By following up on the investigation of Prime Minister Hariri and others, the tribunal will “deter criminals and will promote security and stability in Lebanon and throughout the region,” he observed.
The resolution adopted today requests Mr. Annan to negotiate an agreement with the Lebanese Government “aimed at establishing a tribunal of an international character based on the highest international standards of criminal justice.”
Mr. Assaker pledged that his Government “will spare no effort” to conclude negotiations on the matter as quickly as possible.
The resolution, sponsored by the United Kingdom and the United States, also acknowledges that the adoption of a legal basis for the tribunal “would not prejudice the gradual phasing-in of its various components and would not predetermine the timing of the commencement of its operations, which will depend on the progress of the investigation.”
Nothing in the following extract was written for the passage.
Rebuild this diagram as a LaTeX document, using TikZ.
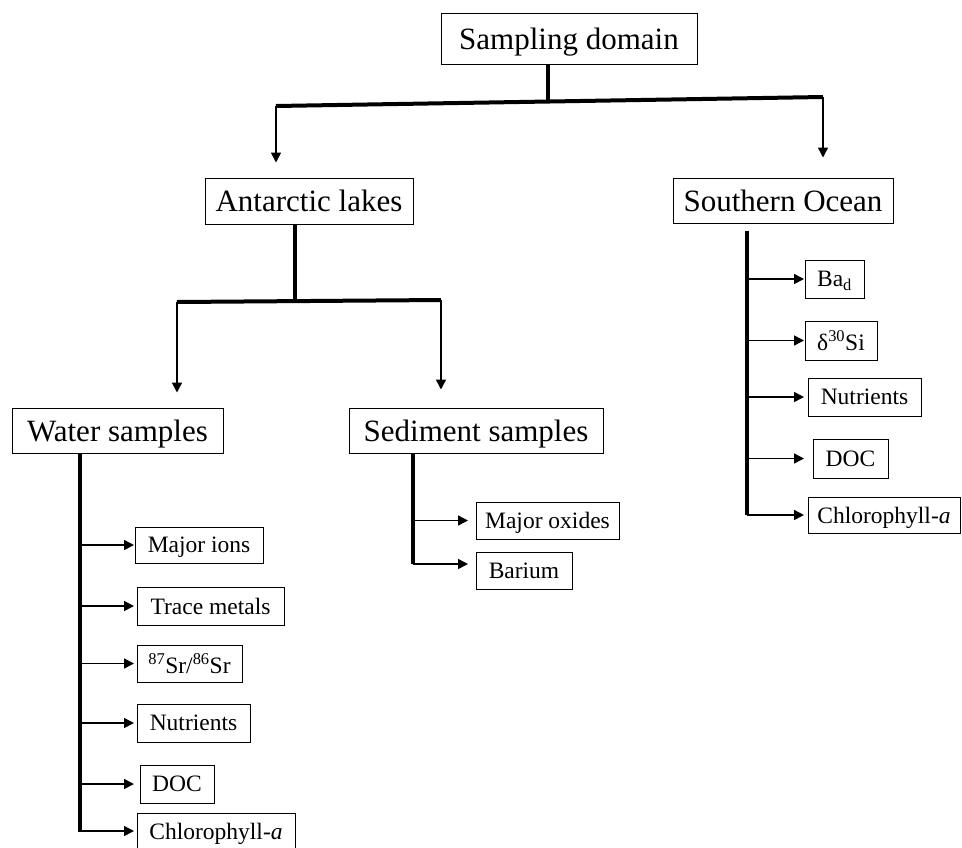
\documentclass[tikz,border=0pt]{standalone}
\usepackage{fontspec}
\setmainfont{Liberation Serif}
\usepackage{tikz}
\usetikzlibrary{arrows.meta}

\begin{document}
\begin{tikzpicture}[x=1pt,y=-1pt,>={Triangle[length=10pt,width=10pt]},
  bigbox/.style={draw,line width=1pt,inner sep=0pt,text depth=0pt,font=\fontsize{31}{36}\selectfont},
  smallbox/.style={draw,line width=1pt,inner sep=0pt,text depth=0pt,font=\fontsize{23.5}{28}\selectfont},
  trunk/.style={line width=4pt},
  arr/.style={->,line width=1.5pt}]
\useasboundingbox (0,0) rectangle (962,847);
\node[bigbox,minimum width=256pt,minimum height=51pt] (domain) at (569,38.5) {Sampling domain};
\node[bigbox,minimum width=208pt,minimum height=46pt] (lakes) at (309,201) {Antarctic lakes};
\node[bigbox,minimum width=220pt,minimum height=45pt] (ocean) at (783,200.5) {Southern Ocean};
\node[bigbox,minimum width=211pt,minimum height=45pt] (water) at (117.5,430.5) {Water samples};
\node[bigbox,minimum width=254pt,minimum height=45pt] (sediment) at (476,430.5) {Sediment samples};
\node[smallbox,minimum width=128pt,minimum height=36pt] (ions) at (199,545) {Major ions};
\node[smallbox,minimum width=147pt,minimum height=38pt] (trace) at (210.5,606) {Trace metals};
\node[smallbox,minimum width=105pt,minimum height=37pt] (sr) at (189.5,663.5) {\textsuperscript{87}Sr/\textsuperscript{86}Sr};
\node[smallbox,minimum width=113pt,minimum height=38pt] (wnutr) at (193.5,723) {Nutrients};
\node[smallbox,minimum width=74pt,minimum height=38pt] (wdoc) at (177,784) {DOC};
\node[smallbox,minimum width=158pt,minimum height=36pt] (wchl) at (216,831) {Chlorophyll-\textit{a}};
\node[smallbox,minimum width=143pt,minimum height=37pt] (oxides) at (547.5,520.5) {Major oxides};
\node[smallbox,minimum width=96pt,minimum height=37pt] (barium) at (524,571) {Barium};
\node[smallbox,minimum width=59pt,minimum height=38pt] (bad) at (834.5,279) {Ba\textsubscript{d}};
\node[smallbox,minimum width=72pt,minimum height=39pt] (dsi) at (841,340.5) {δ\textsuperscript{30}Si};
\node[smallbox,minimum width=113pt,minimum height=38pt] (onutr) at (864.5,397) {Nutrients};
\node[smallbox,minimum width=75pt,minimum height=39pt] (odoc) at (850.5,458.5) {DOC};
\node[smallbox,minimum width=152pt,minimum height=36pt] (ochl) at (884,515) {Chlorophyll-\textit{a}};
\coordinate (jtop) at (548,101.5);
\coordinate (barL) at (276,106);
\coordinate (barR) at (823,97);
\draw[trunk] (domain.south -| jtop) -- (jtop);
\draw[trunk] (barL) -- (barR);
\draw[arr,shorten >=15pt] (barL) -- (lakes.north -| barL);
\draw[arr,shorten >=20pt] (barR) -- (ocean.north -| barR);
\coordinate (jlakes) at (295,301);
\coordinate (lbarL) at (177,302);
\coordinate (lbarR) at (441,300);
\draw[trunk] (lakes.south -| jlakes) -- (jlakes);
\draw[trunk] (lbarL) -- (lbarR);
\draw[arr,shorten >=15pt] (lbarL) -- (water.north -| lbarL);
\draw[arr,shorten >=18pt] (lbarR) -- (sediment.north -| lbarR);
\coordinate (wend) at (80,832);
\coordinate (wtip) at (134,0);
\draw[trunk] (water.south -| wend) -- (wend);
\foreach \n in {ions,trace,sr,wnutr,wdoc,wchl}
  \draw[arr] (wend |- \n.west) -- (wtip |- \n.west);
\coordinate (send) at (413,564);
\coordinate (stip) at (468,0);
\draw[trunk] (sediment.south -| send) -- (send);
\draw[arr] (send |- oxides.west) -- (stip |- oxides.west);
\draw[arr] (send) -- (stip |- send);
\coordinate (oend) at (747,515);
\coordinate (otip) at (804,0);
\draw[trunk,shorten <=7pt] (ocean.south -| oend) -- (oend);
\foreach \n in {bad,dsi,onutr,odoc,ochl}
  \draw[arr] (oend |- \n.west) -- (otip |- \n.west);
\end{tikzpicture}
\end{document}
Currently, the UN International Independent Investigation Commission (UNIIIC) is probing the Hariri assignation. It was created after an earlier UN mission deemed Lebanon's own probe seriously flawed and Syria primarily responsible for the political tension preceding Mr. Hariri’s murder, and has already reported finding evidence pointing to both Lebanese and Syrian involvement in the 14 February 2005 bombing, which killed the Prime Minister and 22 others.
In its resolution today, the Council asked Mr. Annan to report on his talks, including on “options for a funding mechanism appropriate to ensure the continued and effective functioning of the tribunal.”
In a preliminary report to the Security Council released a week ago, the Secretary-General recommended that a mixed tribunal, with both Lebanese and international participation, would best serve justice.
Among the issues that must be considered, he said, is whether or not all terrorist attacks in Lebanon since 1 October 2004 should fall into the jurisdiction of the tribunal, since the Council has raised the possibility that the UNIIIC could expand its scope.